## PROBLEM TO SOLVE
Without the pictures, set down every line of the data exactly.

## INFORMATION SUPPLIED
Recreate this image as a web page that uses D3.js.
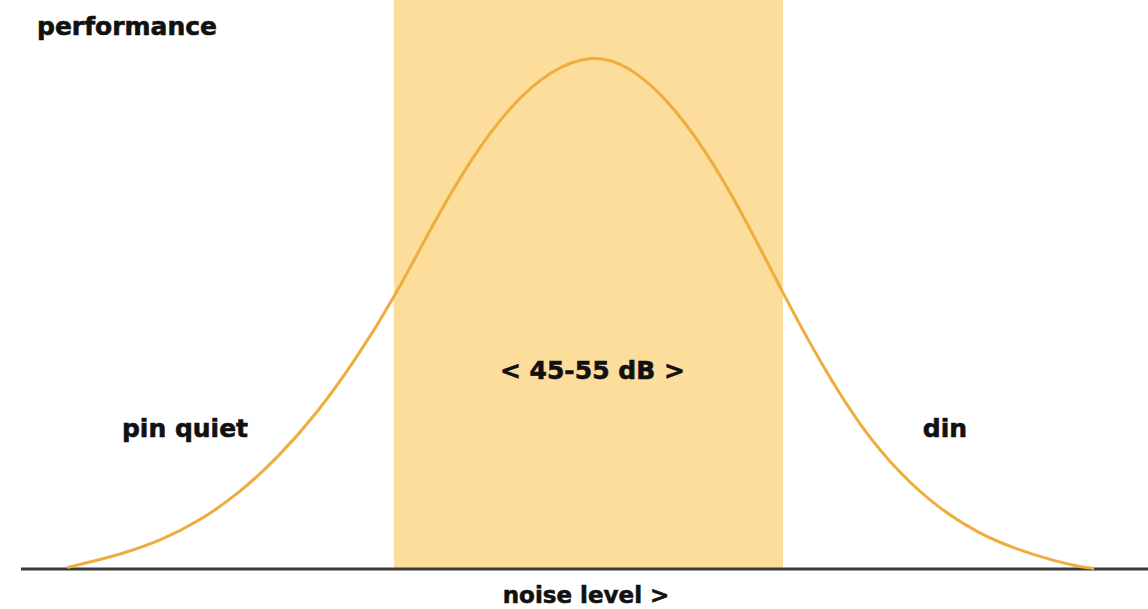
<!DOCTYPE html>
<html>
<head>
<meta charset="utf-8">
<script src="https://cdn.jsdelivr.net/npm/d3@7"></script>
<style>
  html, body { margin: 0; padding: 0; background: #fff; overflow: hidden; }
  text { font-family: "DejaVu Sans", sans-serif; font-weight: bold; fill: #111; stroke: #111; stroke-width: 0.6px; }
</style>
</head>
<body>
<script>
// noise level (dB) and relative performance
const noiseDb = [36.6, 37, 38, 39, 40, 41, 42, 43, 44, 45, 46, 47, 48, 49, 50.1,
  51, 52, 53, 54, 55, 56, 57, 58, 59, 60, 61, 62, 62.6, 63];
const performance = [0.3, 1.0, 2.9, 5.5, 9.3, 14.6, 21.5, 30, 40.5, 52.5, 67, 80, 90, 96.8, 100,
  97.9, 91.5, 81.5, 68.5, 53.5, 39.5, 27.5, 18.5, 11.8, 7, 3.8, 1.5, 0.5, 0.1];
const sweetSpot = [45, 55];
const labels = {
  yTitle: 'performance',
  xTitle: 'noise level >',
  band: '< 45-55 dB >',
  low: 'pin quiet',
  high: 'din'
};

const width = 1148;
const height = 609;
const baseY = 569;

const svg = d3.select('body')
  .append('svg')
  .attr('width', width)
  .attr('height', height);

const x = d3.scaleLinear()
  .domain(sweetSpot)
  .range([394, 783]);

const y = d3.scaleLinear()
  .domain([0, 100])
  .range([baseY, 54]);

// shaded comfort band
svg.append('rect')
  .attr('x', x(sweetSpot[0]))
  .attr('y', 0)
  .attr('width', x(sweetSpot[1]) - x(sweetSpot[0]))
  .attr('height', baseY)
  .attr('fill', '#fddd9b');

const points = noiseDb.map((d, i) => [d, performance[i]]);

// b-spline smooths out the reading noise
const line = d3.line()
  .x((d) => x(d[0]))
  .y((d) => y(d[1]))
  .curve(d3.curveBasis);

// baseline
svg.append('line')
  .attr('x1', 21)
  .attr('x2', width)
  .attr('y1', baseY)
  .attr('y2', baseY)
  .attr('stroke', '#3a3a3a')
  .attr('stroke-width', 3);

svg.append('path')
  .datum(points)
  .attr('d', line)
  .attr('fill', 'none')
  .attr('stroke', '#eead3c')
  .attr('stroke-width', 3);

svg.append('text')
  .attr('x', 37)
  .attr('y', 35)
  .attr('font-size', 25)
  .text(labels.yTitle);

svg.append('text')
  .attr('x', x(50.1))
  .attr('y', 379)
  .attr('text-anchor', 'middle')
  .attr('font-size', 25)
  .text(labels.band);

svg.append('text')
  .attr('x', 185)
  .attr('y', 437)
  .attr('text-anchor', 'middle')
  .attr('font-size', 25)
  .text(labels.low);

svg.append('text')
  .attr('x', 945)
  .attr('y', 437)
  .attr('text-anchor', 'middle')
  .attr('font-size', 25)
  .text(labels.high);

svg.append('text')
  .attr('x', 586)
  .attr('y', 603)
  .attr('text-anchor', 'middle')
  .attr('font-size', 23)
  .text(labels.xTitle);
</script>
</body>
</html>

## RESULT OF THE EXERCISE
Recreate this image as a web page that uses D3.js.
<!DOCTYPE html>
<html>
<head>
<meta charset="utf-8">
<script src="https://cdn.jsdelivr.net/npm/d3@7"></script>
<style>
  html, body { margin: 0; padding: 0; background: #fff; overflow: hidden; }
  text { font-family: "DejaVu Sans", sans-serif; font-weight: bold; fill: #111; stroke: #111; stroke-width: 0.6px; }
</style>
</head>
<body>
<script>
// noise level (dB) and relative performance
const noiseDb = [36.6, 37, 38, 39, 40, 41, 42, 43, 44, 45, 46, 47, 48, 49, 50.1,
  51, 52, 53, 54, 55, 56, 57, 58, 59, 60, 61, 62, 62.6, 63];
const performance = [0.3, 1.0, 2.9, 5.5, 9.3, 14.6, 21.5, 30, 40.5, 52.5, 67, 80, 90, 96.8, 100,
  97.9, 91.5, 81.5, 68.5, 53.5, 39.5, 27.5, 18.5, 11.8, 7, 3.8, 1.5, 0.5, 0.1];
const sweetSpot = [45, 55];
const labels = {
  yTitle: 'performance',
  xTitle: 'noise level >',
  band: '< 45-55 dB >',
  low: 'pin quiet',
  high: 'din'
};

const width = 1148;
const height = 609;
const baseY = 569;

const svg = d3.select('body')
  .append('svg')
  .attr('width', width)
  .attr('height', height);

const x = d3.scaleLinear()
  .domain(sweetSpot)
  .range([394, 783]);

const y = d3.scaleLinear()
  .domain([0, 100])
  .range([baseY, 54]);

// shaded comfort band
svg.append('rect')
  .attr('x', x(sweetSpot[0]))
  .attr('y', 0)
  .attr('width', x(sweetSpot[1]) - x(sweetSpot[0]))
  .attr('height', baseY)
  .attr('fill', '#fddd9b');

const points = noiseDb.map((d, i) => [d, performance[i]]);

// b-spline smooths out the reading noise
const line = d3.line()
  .x((d) => x(d[0]))
  .y((d) => y(d[1]))
  .curve(d3.curveBasis);

// baseline
svg.append('line')
  .attr('x1', 21)
  .attr('x2', width)
  .attr('y1', baseY)
  .attr('y2', baseY)
  .attr('stroke', '#3a3a3a')
  .attr('stroke-width', 3);

svg.append('path')
  .datum(points)
  .attr('d', line)
  .attr('fill', 'none')
  .attr('stroke', '#eead3c')
  .attr('stroke-width', 3);

svg.append('text')
  .attr('x', 37)
  .attr('y', 35)
  .attr('font-size', 25)
  .text(labels.yTitle);

svg.append('text')
  .attr('x', x(50.1))
  .attr('y', 379)
  .attr('text-anchor', 'middle')
  .attr('font-size', 25)
  .text(labels.band);

svg.append('text')
  .attr('x', 185)
  .attr('y', 437)
  .attr('text-anchor', 'middle')
  .attr('font-size', 25)
  .text(labels.low);

svg.append('text')
  .attr('x', 945)
  .attr('y', 437)
  .attr('text-anchor', 'middle')
  .attr('font-size', 25)
  .text(labels.high);

svg.append('text')
  .attr('x', 586)
  .attr('y', 603)
  .attr('text-anchor', 'middle')
  .attr('font-size', 23)
  .text(labels.xTitle);
</script>
</body>
</html>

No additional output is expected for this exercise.